(Code that draws figures)
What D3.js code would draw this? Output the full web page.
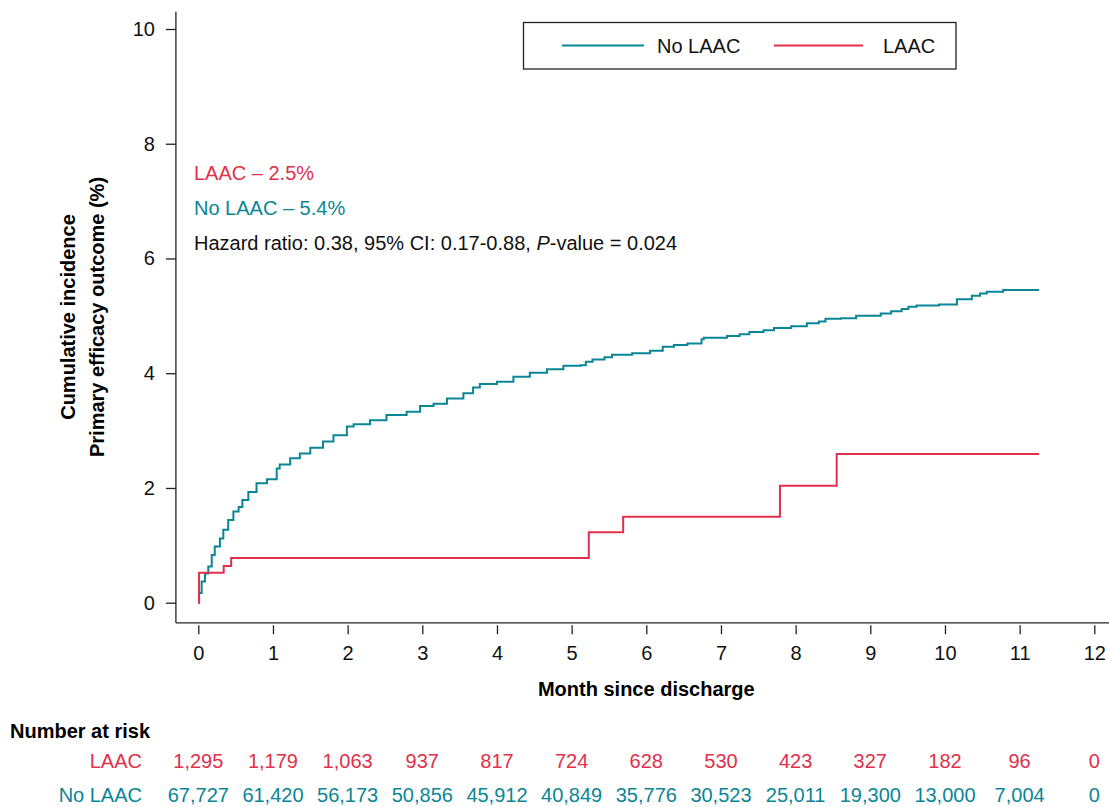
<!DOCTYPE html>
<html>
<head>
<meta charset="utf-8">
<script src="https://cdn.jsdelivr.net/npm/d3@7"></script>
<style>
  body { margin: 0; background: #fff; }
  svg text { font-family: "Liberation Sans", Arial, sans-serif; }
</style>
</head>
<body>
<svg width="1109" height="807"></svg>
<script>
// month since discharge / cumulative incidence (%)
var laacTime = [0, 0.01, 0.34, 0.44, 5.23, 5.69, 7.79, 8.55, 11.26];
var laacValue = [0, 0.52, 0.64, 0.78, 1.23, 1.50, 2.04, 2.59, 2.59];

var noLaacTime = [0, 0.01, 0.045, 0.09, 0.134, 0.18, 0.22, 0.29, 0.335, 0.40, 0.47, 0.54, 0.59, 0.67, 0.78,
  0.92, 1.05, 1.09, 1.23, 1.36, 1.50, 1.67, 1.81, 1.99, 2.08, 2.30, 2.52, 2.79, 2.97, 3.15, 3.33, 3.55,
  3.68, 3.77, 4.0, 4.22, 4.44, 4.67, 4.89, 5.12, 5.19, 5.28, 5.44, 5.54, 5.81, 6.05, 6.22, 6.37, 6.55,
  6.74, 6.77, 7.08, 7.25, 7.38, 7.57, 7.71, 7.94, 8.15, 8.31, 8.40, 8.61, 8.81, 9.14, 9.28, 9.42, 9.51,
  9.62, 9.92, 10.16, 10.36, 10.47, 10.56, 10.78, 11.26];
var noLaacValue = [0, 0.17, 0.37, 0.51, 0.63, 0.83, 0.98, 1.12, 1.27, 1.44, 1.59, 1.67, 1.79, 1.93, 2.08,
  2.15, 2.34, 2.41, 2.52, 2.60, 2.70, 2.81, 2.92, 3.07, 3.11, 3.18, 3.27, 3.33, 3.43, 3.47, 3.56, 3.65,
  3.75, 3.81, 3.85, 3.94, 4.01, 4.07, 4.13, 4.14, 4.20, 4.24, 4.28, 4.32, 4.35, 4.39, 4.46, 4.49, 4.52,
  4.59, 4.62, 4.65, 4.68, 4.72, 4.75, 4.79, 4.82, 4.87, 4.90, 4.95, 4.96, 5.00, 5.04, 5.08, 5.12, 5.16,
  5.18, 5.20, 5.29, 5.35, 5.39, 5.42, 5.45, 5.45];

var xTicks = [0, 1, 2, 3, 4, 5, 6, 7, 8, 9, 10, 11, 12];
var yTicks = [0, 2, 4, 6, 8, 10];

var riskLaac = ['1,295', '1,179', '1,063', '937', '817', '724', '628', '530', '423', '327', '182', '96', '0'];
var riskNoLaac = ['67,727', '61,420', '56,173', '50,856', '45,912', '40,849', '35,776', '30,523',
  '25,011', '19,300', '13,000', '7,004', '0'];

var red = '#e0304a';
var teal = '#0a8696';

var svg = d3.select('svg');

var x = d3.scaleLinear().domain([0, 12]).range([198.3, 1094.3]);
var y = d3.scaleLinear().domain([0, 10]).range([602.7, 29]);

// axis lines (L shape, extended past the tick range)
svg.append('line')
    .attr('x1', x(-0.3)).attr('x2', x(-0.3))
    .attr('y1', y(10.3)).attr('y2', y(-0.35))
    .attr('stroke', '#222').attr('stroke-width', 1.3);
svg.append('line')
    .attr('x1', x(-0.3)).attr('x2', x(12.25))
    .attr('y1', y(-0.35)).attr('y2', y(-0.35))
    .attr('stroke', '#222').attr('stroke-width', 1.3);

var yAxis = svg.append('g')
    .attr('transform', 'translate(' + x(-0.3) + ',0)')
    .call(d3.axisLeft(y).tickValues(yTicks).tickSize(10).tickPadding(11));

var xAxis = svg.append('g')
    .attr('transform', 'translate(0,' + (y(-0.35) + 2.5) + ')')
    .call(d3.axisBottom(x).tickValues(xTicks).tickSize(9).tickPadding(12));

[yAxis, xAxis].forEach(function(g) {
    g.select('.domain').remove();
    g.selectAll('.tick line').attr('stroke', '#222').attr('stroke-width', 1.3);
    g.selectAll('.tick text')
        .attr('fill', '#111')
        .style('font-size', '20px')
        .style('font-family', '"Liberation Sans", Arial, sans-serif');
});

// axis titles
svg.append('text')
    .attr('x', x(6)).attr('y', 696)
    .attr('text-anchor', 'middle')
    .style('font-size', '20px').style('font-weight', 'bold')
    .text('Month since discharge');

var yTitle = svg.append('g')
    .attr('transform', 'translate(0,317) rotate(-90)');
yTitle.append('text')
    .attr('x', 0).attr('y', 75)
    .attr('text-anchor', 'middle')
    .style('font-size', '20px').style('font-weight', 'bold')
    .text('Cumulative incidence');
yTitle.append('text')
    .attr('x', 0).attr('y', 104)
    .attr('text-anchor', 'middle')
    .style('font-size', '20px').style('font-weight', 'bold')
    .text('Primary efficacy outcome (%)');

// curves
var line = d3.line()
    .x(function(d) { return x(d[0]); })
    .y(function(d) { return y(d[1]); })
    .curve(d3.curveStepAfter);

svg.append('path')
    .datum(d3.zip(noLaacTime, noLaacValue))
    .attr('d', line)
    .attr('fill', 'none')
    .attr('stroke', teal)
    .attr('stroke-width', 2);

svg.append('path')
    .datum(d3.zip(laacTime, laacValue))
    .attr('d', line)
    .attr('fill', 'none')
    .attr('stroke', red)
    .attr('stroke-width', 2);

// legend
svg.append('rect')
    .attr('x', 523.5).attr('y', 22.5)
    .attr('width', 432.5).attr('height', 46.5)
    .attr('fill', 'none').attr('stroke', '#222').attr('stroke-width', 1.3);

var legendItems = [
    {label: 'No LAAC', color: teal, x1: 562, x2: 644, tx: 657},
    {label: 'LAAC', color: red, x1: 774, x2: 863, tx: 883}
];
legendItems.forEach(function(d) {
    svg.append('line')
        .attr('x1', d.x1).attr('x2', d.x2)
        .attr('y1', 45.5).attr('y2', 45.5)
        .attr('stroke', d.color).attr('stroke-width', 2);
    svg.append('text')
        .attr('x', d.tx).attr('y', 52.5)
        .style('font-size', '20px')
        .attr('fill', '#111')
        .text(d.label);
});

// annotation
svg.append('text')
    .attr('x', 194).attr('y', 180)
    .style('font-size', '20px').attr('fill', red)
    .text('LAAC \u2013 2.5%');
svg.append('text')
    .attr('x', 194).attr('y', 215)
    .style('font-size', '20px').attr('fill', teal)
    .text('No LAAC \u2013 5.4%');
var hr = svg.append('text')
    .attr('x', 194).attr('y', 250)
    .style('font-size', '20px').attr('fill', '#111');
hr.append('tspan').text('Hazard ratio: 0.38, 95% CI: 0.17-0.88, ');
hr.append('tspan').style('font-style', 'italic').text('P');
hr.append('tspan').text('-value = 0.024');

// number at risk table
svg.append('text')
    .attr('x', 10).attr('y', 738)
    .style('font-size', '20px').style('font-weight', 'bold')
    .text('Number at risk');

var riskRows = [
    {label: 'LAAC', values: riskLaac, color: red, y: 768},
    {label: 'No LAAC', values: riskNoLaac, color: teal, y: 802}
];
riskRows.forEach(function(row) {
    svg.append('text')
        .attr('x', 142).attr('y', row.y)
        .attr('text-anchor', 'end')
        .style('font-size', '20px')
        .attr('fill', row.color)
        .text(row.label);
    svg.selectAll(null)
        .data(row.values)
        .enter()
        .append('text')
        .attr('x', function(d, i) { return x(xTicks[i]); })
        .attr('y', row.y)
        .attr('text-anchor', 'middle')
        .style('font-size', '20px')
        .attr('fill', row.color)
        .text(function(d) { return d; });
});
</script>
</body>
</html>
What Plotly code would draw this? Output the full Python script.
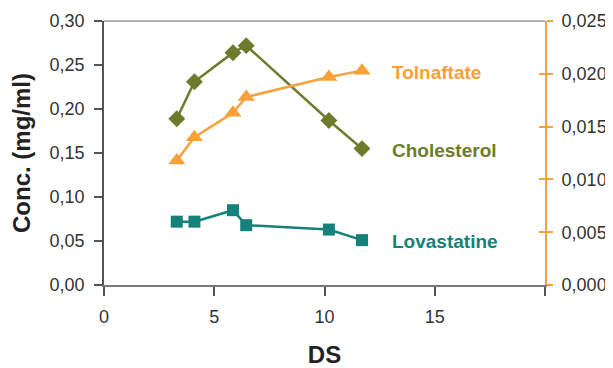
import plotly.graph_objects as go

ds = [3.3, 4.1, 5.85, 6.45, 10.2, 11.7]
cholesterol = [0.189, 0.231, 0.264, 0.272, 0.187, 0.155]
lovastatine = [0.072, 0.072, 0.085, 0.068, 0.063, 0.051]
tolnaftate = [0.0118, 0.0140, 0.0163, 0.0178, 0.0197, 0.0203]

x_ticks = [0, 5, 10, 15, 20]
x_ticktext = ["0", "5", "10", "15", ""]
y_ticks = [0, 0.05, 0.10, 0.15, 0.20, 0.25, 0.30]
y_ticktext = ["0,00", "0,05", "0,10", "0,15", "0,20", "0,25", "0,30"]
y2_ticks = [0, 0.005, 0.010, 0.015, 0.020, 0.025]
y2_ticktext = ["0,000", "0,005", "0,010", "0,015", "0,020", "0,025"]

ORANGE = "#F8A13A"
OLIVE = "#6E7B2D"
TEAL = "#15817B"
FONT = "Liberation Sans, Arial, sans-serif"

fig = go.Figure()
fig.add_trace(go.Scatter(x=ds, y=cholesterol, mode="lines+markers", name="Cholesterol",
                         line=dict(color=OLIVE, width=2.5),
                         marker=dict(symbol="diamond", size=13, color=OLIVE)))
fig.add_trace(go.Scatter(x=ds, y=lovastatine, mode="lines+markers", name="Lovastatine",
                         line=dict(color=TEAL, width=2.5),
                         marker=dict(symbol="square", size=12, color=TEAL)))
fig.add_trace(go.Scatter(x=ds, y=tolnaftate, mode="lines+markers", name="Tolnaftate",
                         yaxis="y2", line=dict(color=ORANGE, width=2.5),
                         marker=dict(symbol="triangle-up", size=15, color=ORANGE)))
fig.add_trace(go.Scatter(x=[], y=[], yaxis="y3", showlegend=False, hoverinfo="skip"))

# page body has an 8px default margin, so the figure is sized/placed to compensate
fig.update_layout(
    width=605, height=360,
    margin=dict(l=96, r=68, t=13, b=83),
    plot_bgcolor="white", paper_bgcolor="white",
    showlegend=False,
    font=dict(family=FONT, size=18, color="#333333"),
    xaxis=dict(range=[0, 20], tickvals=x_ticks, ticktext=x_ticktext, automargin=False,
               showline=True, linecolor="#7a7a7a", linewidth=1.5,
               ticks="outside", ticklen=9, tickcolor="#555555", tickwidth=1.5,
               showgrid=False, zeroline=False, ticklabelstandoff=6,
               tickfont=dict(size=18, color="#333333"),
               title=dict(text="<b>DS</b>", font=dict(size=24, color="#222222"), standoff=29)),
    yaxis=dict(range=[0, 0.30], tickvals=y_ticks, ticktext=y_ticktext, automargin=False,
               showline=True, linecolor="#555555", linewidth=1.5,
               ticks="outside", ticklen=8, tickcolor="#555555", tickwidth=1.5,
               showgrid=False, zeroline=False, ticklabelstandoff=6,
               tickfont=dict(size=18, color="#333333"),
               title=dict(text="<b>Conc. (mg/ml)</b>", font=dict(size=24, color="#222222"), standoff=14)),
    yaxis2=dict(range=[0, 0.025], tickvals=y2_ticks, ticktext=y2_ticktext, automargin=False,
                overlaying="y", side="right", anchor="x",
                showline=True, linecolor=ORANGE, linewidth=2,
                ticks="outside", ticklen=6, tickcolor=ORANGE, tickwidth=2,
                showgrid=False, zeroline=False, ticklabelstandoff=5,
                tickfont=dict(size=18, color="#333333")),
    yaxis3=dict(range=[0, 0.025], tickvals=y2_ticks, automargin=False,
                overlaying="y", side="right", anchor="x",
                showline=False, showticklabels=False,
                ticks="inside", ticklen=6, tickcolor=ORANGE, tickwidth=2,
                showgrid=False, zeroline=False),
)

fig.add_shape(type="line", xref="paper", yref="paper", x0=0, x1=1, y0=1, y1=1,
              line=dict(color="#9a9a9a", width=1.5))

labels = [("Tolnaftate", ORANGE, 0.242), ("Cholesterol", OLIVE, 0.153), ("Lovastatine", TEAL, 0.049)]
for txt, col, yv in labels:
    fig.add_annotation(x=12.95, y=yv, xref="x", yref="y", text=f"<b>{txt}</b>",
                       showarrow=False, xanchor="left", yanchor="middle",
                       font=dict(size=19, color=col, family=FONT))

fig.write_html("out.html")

* EXERCISE AIM: Copy the lines above exactly, starting at the one with "What Plotly code" and ending at the one with "import plotly.graph_objects as go", both included. Leave out any pictures and add nothing else.

* RESPONSE TO THIS TASK:
What Plotly code would draw this? Output the full Python script.
import plotly.graph_objects as go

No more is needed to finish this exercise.